-------- DATASET EXCERPTS --------

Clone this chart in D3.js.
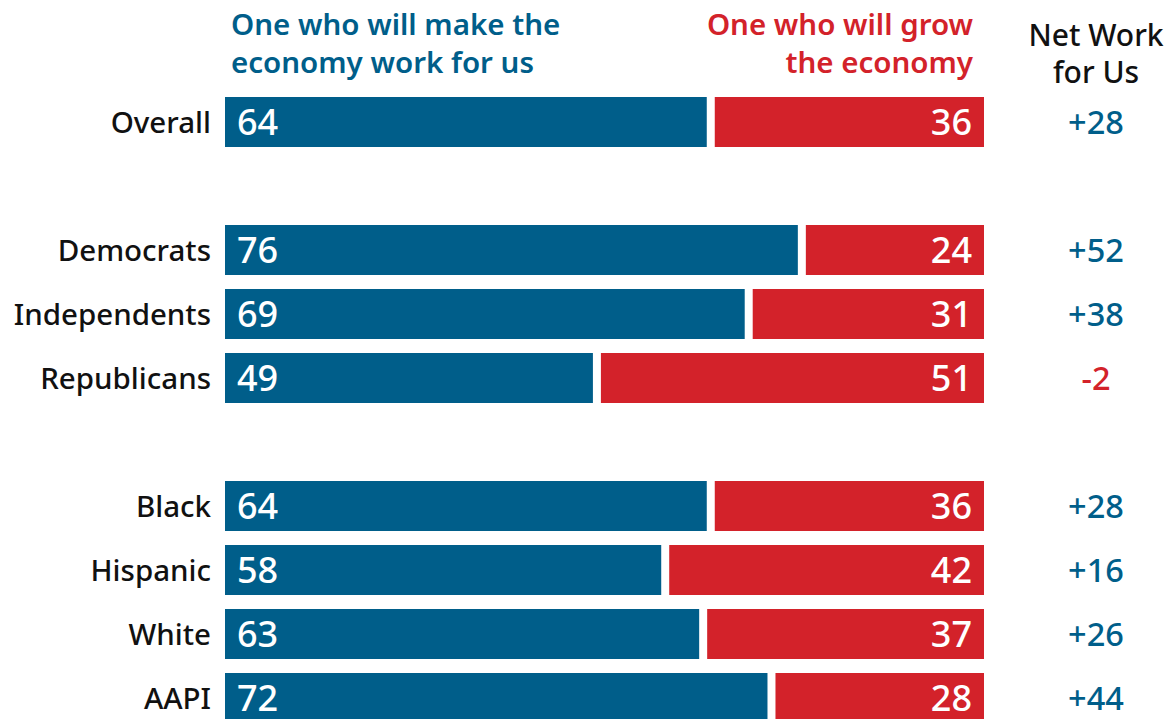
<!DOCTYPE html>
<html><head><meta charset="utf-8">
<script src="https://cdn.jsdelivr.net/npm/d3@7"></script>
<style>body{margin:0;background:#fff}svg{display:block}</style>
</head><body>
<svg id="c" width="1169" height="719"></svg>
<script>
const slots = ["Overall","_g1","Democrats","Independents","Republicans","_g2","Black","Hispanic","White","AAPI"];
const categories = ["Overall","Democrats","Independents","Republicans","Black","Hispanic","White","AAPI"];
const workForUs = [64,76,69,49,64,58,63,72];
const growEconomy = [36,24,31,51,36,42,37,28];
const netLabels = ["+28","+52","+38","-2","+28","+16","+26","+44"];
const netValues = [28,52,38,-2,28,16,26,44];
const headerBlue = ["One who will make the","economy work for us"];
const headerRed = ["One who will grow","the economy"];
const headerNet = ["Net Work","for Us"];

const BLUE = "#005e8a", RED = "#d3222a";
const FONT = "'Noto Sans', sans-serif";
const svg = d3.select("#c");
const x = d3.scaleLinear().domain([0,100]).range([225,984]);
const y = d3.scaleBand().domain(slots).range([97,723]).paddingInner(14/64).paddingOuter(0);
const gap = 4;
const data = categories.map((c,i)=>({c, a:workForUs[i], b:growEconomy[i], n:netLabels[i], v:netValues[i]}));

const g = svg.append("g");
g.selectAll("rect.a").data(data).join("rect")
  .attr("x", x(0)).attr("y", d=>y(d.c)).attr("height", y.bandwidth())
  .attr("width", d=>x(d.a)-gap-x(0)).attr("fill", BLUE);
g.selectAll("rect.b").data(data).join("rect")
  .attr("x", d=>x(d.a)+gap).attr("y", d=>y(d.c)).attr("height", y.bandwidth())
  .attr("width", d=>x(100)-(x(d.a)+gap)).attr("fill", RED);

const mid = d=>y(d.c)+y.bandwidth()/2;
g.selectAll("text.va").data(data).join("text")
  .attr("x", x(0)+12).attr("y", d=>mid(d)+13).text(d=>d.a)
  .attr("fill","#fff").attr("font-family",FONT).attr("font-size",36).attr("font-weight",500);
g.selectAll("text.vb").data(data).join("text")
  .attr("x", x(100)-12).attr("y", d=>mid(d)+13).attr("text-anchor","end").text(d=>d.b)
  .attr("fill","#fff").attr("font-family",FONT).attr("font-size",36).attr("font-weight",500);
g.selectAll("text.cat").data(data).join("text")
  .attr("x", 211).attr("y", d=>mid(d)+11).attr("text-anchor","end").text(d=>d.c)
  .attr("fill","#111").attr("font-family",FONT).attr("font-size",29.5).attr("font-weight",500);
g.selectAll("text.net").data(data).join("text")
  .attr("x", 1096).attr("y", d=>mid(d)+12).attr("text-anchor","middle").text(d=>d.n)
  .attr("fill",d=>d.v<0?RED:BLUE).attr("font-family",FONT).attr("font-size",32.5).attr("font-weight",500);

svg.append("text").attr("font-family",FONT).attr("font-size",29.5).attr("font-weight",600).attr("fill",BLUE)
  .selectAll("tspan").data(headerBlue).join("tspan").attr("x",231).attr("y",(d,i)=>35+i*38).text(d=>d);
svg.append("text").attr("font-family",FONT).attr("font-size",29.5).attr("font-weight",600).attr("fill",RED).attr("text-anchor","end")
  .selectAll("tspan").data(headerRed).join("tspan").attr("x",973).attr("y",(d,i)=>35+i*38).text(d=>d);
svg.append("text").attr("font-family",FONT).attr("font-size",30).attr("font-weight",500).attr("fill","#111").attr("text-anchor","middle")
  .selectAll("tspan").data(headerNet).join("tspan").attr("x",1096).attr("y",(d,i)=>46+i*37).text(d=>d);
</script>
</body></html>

--------
-------- DATASET EXCERPTS --------

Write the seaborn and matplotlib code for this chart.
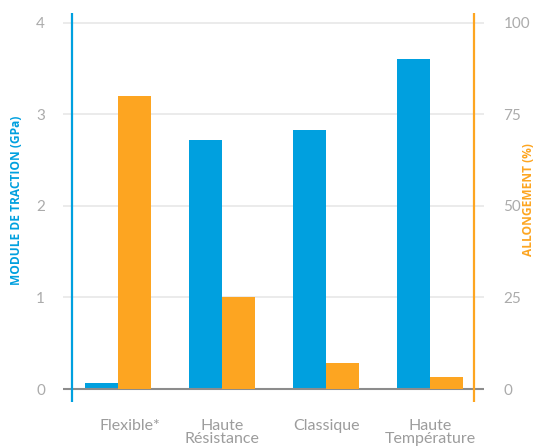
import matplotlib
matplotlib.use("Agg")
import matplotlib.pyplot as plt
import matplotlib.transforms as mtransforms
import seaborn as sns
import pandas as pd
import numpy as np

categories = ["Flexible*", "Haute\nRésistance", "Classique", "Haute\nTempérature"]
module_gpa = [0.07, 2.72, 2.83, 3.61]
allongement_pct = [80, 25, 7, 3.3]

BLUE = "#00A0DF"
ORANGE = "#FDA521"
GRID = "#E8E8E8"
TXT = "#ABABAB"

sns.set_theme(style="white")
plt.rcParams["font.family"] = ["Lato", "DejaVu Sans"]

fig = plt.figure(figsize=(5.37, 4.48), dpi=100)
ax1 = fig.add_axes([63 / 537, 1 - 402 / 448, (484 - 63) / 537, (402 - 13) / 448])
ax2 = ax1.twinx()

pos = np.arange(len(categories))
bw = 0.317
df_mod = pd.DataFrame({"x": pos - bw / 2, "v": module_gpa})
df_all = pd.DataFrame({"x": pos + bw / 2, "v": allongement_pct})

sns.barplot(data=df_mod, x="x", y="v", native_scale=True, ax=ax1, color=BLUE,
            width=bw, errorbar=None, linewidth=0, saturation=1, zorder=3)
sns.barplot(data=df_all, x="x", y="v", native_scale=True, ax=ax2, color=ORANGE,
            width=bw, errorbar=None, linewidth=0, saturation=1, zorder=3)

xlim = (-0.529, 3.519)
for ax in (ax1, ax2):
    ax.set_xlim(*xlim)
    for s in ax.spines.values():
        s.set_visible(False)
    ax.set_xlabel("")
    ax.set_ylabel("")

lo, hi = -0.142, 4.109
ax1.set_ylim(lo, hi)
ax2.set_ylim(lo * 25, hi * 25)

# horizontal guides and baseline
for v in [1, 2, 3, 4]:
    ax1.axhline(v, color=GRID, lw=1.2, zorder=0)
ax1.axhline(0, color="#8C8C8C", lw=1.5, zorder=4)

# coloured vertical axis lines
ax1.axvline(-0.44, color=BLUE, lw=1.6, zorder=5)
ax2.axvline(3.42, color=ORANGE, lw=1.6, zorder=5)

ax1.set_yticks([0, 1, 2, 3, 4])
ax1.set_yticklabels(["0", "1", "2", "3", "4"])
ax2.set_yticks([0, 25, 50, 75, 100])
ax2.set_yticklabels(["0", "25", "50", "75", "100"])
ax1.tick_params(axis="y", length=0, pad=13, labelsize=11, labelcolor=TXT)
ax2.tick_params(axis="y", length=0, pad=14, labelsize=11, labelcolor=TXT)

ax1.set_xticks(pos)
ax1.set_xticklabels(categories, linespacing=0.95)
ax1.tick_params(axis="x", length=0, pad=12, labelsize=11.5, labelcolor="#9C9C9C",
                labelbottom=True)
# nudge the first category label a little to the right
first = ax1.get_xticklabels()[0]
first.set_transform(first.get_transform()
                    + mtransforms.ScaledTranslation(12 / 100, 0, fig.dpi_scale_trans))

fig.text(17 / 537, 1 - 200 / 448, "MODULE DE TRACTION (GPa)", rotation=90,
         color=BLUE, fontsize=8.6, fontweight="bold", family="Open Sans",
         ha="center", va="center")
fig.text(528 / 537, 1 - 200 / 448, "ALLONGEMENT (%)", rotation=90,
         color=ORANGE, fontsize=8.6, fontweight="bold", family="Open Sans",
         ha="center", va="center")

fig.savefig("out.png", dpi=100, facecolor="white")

--------

JOB ▸ Start at the line above containing "Write the seaborn" and stop at the line containing "ax2 = ax1.twinx()": print those lines and everything between them exactly, but not the pictures.

SOLVED PROBLEM ▸
Write the seaborn and matplotlib code for this chart.
import matplotlib
matplotlib.use("Agg")
import matplotlib.pyplot as plt
import matplotlib.transforms as mtransforms
import seaborn as sns
import pandas as pd
import numpy as np

categories = ["Flexible*", "Haute\nRésistance", "Classique", "Haute\nTempérature"]
module_gpa = [0.07, 2.72, 2.83, 3.61]
allongement_pct = [80, 25, 7, 3.3]

BLUE = "#00A0DF"
ORANGE = "#FDA521"
GRID = "#E8E8E8"
TXT = "#ABABAB"

sns.set_theme(style="white")
plt.rcParams["font.family"] = ["Lato", "DejaVu Sans"]

fig = plt.figure(figsize=(5.37, 4.48), dpi=100)
ax1 = fig.add_axes([63 / 537, 1 - 402 / 448, (484 - 63) / 537, (402 - 13) / 448])
ax2 = ax1.twinx()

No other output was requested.